— begin STORED RECORDS —

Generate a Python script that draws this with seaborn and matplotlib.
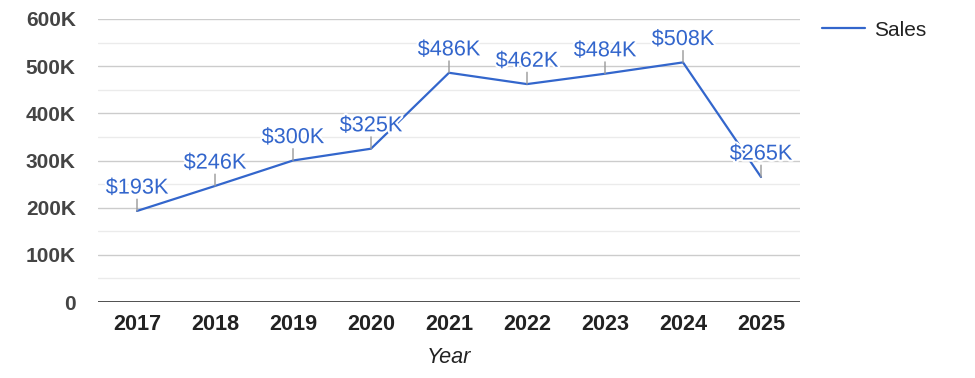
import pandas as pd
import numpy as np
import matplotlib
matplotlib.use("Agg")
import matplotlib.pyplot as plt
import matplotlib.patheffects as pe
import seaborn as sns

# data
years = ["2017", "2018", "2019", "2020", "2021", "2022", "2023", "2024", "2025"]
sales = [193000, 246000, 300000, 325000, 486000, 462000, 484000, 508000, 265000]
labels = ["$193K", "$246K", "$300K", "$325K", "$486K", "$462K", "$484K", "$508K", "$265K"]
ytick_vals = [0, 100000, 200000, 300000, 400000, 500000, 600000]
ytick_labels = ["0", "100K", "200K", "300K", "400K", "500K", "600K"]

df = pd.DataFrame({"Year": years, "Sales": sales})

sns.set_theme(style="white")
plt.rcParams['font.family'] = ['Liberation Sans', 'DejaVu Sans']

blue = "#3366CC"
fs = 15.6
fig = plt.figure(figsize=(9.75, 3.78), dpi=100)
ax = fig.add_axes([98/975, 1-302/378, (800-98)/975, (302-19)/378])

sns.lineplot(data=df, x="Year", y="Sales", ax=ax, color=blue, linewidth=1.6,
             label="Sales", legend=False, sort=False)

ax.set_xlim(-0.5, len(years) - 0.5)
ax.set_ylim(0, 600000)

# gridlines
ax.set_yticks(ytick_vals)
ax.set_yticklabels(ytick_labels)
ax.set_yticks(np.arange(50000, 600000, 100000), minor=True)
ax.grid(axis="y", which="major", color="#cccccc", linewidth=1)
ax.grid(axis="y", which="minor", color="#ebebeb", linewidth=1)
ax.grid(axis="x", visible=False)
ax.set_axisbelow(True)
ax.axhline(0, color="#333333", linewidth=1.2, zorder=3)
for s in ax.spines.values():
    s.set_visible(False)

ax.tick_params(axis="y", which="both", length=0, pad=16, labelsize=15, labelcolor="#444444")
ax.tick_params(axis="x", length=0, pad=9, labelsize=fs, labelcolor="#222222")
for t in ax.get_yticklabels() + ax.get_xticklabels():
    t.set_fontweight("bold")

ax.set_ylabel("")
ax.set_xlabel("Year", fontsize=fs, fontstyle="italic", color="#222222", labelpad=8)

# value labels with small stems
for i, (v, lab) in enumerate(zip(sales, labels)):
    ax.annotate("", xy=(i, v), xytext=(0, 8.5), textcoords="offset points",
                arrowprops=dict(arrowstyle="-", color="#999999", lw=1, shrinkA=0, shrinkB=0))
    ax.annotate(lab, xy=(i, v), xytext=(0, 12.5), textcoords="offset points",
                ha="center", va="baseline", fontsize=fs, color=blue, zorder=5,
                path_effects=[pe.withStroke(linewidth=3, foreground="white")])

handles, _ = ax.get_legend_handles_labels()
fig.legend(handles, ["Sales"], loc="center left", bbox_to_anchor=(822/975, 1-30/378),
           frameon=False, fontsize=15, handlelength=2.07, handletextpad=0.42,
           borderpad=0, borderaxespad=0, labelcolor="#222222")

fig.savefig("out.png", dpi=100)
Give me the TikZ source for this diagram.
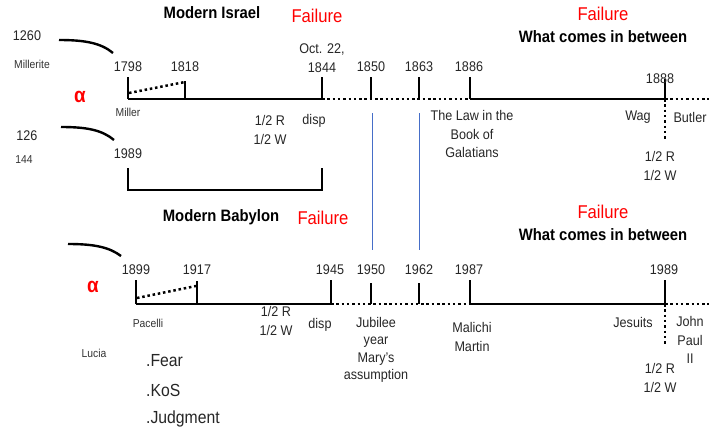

— end STORED RECORDS —

* _EXERCISE PROMPT_:
Without the pictures, write out the whole listing above exactly as it appears.

* _COMPLETE ANSWER_:
Generate a Python script that draws this with seaborn and matplotlib.
import pandas as pd
import numpy as np
import matplotlib
matplotlib.use("Agg")
import matplotlib.pyplot as plt
import matplotlib.patheffects as pe
import seaborn as sns

# data
years = ["2017", "2018", "2019", "2020", "2021", "2022", "2023", "2024", "2025"]
sales = [193000, 246000, 300000, 325000, 486000, 462000, 484000, 508000, 265000]
labels = ["$193K", "$246K", "$300K", "$325K", "$486K", "$462K", "$484K", "$508K", "$265K"]
ytick_vals = [0, 100000, 200000, 300000, 400000, 500000, 600000]
ytick_labels = ["0", "100K", "200K", "300K", "400K", "500K", "600K"]

df = pd.DataFrame({"Year": years, "Sales": sales})

sns.set_theme(style="white")
plt.rcParams['font.family'] = ['Liberation Sans', 'DejaVu Sans']

blue = "#3366CC"
fs = 15.6
fig = plt.figure(figsize=(9.75, 3.78), dpi=100)
ax = fig.add_axes([98/975, 1-302/378, (800-98)/975, (302-19)/378])

sns.lineplot(data=df, x="Year", y="Sales", ax=ax, color=blue, linewidth=1.6,
             label="Sales", legend=False, sort=False)

ax.set_xlim(-0.5, len(years) - 0.5)
ax.set_ylim(0, 600000)

# gridlines
ax.set_yticks(ytick_vals)
ax.set_yticklabels(ytick_labels)
ax.set_yticks(np.arange(50000, 600000, 100000), minor=True)
ax.grid(axis="y", which="major", color="#cccccc", linewidth=1)
ax.grid(axis="y", which="minor", color="#ebebeb", linewidth=1)
ax.grid(axis="x", visible=False)
ax.set_axisbelow(True)
ax.axhline(0, color="#333333", linewidth=1.2, zorder=3)
for s in ax.spines.values():
    s.set_visible(False)

ax.tick_params(axis="y", which="both", length=0, pad=16, labelsize=15, labelcolor="#444444")
ax.tick_params(axis="x", length=0, pad=9, labelsize=fs, labelcolor="#222222")
for t in ax.get_yticklabels() + ax.get_xticklabels():
    t.set_fontweight("bold")

ax.set_ylabel("")
ax.set_xlabel("Year", fontsize=fs, fontstyle="italic", color="#222222", labelpad=8)

# value labels with small stems
for i, (v, lab) in enumerate(zip(sales, labels)):
    ax.annotate("", xy=(i, v), xytext=(0, 8.5), textcoords="offset points",
                arrowprops=dict(arrowstyle="-", color="#999999", lw=1, shrinkA=0, shrinkB=0))
    ax.annotate(lab, xy=(i, v), xytext=(0, 12.5), textcoords="offset points",
                ha="center", va="baseline", fontsize=fs, color=blue, zorder=5,
                path_effects=[pe.withStroke(linewidth=3, foreground="white")])

handles, _ = ax.get_legend_handles_labels()
fig.legend(handles, ["Sales"], loc="center left", bbox_to_anchor=(822/975, 1-30/378),
           frameon=False, fontsize=15, handlelength=2.07, handletextpad=0.42,
           borderpad=0, borderaxespad=0, labelcolor="#222222")

fig.savefig("out.png", dpi=100)
Give me the TikZ source for this diagram.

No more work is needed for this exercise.